#### Information provided ####

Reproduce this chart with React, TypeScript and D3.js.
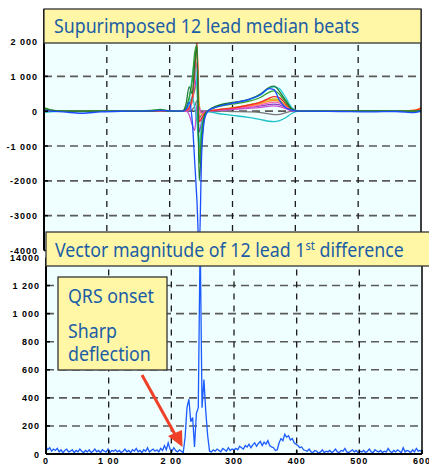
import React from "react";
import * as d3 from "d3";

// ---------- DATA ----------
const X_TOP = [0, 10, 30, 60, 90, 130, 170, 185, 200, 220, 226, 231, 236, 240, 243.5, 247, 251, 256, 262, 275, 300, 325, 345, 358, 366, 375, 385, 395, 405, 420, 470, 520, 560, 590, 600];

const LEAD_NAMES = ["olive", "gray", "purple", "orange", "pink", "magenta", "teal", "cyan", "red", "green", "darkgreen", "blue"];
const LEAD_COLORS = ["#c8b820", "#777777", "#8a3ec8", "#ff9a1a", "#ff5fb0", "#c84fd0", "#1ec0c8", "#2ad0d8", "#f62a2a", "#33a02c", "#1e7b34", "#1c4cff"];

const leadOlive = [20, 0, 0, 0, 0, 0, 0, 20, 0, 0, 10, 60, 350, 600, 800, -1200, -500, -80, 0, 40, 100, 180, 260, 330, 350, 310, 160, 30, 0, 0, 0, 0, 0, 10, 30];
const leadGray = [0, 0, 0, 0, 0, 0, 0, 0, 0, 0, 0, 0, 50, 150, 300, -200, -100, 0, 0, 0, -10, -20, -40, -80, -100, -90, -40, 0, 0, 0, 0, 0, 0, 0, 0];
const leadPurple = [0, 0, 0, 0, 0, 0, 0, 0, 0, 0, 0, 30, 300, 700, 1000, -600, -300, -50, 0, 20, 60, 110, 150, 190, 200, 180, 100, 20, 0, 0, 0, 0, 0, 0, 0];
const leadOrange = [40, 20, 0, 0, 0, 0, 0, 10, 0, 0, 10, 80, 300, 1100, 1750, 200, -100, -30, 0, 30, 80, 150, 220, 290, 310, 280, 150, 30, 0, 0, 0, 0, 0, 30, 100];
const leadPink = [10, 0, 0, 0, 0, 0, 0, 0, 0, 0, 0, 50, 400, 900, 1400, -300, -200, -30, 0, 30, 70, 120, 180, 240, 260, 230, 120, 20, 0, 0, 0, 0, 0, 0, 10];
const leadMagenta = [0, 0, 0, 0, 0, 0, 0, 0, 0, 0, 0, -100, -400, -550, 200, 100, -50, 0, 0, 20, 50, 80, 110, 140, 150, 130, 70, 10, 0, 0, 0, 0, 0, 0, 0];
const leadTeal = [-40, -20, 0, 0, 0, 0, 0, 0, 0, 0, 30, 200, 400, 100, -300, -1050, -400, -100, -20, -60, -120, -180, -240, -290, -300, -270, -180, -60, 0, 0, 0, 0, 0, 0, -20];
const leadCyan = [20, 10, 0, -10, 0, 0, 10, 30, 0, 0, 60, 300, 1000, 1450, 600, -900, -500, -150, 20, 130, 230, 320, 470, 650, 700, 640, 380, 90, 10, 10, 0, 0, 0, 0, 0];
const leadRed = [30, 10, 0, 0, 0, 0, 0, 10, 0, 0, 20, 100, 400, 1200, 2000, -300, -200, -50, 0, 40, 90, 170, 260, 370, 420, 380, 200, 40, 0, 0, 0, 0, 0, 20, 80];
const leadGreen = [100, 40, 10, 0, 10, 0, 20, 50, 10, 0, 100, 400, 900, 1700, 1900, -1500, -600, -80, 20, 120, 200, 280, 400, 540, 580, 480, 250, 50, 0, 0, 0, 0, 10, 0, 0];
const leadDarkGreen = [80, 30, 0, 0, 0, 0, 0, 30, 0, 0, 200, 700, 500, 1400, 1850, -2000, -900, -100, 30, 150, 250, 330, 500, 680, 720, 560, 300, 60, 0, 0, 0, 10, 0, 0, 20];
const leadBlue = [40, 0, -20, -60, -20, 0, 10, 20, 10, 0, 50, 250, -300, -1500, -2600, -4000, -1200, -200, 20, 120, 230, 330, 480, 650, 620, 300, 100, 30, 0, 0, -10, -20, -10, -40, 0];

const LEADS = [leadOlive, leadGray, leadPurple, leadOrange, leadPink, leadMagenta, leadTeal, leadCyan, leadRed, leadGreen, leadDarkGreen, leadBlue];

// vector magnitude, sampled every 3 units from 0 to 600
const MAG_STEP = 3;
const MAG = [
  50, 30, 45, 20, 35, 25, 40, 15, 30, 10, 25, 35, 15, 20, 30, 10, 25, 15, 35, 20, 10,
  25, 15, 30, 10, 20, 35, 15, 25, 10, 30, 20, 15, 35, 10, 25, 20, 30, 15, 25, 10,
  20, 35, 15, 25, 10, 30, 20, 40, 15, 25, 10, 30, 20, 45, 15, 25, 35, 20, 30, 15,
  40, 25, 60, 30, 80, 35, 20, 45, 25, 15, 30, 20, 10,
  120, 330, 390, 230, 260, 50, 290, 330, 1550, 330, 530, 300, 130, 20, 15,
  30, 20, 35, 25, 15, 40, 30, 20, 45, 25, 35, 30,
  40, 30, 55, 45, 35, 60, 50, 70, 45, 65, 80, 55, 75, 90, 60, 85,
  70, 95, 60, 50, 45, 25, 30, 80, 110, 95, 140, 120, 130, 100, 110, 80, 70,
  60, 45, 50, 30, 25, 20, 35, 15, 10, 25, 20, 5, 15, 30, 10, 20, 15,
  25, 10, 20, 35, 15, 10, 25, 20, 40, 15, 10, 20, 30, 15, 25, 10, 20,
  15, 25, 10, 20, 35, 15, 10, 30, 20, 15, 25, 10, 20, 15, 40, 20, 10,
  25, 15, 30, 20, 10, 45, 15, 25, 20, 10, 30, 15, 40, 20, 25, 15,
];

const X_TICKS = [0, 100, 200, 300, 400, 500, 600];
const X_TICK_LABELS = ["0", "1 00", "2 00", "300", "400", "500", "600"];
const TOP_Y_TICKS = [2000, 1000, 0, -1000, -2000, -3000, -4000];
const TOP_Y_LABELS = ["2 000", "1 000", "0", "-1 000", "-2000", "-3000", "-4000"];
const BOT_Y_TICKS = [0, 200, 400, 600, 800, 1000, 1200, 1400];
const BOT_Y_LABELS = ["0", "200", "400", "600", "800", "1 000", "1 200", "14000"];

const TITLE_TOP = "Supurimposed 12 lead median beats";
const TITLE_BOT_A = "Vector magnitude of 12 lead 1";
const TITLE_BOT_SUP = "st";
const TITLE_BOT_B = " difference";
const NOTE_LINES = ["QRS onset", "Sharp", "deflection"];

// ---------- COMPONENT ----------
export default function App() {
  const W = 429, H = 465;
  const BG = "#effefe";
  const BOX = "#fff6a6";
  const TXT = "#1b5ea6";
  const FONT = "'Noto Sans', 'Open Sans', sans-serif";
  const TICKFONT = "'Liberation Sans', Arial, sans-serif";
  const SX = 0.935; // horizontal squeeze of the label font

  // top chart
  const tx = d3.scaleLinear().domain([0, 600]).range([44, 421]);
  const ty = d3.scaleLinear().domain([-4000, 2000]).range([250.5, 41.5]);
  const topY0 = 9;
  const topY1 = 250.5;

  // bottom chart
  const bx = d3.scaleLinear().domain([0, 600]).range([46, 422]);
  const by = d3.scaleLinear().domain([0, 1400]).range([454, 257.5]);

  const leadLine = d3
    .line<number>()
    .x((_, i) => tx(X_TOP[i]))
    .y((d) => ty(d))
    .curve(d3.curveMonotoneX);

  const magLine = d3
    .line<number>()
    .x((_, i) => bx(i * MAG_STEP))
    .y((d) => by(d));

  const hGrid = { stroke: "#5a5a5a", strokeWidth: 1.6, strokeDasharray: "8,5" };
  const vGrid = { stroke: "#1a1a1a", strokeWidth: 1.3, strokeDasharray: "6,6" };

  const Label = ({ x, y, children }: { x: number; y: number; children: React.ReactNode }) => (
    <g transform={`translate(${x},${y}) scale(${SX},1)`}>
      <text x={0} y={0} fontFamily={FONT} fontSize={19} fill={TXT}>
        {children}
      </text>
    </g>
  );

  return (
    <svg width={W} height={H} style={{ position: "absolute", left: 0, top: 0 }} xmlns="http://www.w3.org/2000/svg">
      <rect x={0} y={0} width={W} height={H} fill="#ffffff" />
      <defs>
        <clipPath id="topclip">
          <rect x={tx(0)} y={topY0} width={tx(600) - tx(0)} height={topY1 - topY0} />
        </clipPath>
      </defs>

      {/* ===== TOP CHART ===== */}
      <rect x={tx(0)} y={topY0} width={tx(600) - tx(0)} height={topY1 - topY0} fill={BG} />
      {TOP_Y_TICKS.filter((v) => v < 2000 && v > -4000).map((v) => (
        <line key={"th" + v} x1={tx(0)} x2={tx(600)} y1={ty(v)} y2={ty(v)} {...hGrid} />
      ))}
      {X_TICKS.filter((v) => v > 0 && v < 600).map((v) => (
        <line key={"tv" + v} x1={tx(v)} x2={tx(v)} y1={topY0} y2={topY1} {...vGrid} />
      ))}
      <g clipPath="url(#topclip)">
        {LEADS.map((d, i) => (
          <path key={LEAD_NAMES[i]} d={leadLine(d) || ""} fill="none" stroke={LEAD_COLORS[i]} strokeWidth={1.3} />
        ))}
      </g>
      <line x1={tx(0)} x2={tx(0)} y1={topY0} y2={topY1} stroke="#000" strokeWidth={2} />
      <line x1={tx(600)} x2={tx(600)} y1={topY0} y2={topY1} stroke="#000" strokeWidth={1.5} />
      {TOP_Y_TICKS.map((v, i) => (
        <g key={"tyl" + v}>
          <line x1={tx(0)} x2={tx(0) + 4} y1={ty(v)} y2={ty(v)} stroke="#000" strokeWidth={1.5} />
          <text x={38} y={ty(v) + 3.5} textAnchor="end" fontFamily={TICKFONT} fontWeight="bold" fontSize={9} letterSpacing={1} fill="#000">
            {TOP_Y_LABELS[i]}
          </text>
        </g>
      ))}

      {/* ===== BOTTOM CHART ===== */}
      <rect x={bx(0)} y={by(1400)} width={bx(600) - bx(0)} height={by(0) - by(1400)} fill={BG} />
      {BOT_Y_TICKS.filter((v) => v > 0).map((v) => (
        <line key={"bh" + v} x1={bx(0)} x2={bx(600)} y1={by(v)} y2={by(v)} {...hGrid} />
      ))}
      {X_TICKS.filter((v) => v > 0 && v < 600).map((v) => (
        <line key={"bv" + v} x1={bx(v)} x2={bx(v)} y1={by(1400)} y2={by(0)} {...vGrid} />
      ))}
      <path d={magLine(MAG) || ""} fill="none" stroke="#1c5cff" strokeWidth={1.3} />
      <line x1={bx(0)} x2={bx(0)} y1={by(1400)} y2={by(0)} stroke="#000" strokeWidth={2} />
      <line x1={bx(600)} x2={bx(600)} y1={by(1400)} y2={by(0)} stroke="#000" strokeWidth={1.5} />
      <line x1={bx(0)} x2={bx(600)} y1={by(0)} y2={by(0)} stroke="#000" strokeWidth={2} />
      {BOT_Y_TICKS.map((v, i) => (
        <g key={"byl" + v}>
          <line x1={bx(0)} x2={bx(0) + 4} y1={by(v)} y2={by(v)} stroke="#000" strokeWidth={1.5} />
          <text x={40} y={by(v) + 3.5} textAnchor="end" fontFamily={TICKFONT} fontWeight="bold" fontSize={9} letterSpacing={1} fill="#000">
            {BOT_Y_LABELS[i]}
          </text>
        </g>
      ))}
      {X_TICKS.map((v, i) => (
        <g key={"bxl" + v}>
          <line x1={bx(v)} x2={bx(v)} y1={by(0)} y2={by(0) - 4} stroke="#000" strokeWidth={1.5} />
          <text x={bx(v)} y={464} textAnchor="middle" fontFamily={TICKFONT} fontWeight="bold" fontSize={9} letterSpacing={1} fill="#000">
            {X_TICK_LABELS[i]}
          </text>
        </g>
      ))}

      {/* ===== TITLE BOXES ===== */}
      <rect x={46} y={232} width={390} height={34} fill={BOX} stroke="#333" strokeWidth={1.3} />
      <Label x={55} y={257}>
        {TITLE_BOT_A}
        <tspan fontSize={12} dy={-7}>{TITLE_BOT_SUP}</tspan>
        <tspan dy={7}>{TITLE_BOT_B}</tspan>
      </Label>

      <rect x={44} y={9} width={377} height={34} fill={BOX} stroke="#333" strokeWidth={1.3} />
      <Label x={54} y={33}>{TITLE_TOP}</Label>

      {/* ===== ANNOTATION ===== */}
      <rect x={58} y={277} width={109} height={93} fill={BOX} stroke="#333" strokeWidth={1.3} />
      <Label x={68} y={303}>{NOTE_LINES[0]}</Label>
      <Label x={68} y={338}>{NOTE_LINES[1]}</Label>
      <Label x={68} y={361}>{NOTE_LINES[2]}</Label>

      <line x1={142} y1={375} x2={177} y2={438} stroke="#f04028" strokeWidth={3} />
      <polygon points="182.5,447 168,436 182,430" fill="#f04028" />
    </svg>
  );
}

####

## Exercise objective:
From the material given, work out how many lines hold the string "React"; state that number and nothing further.

## Answer to this exercise:
3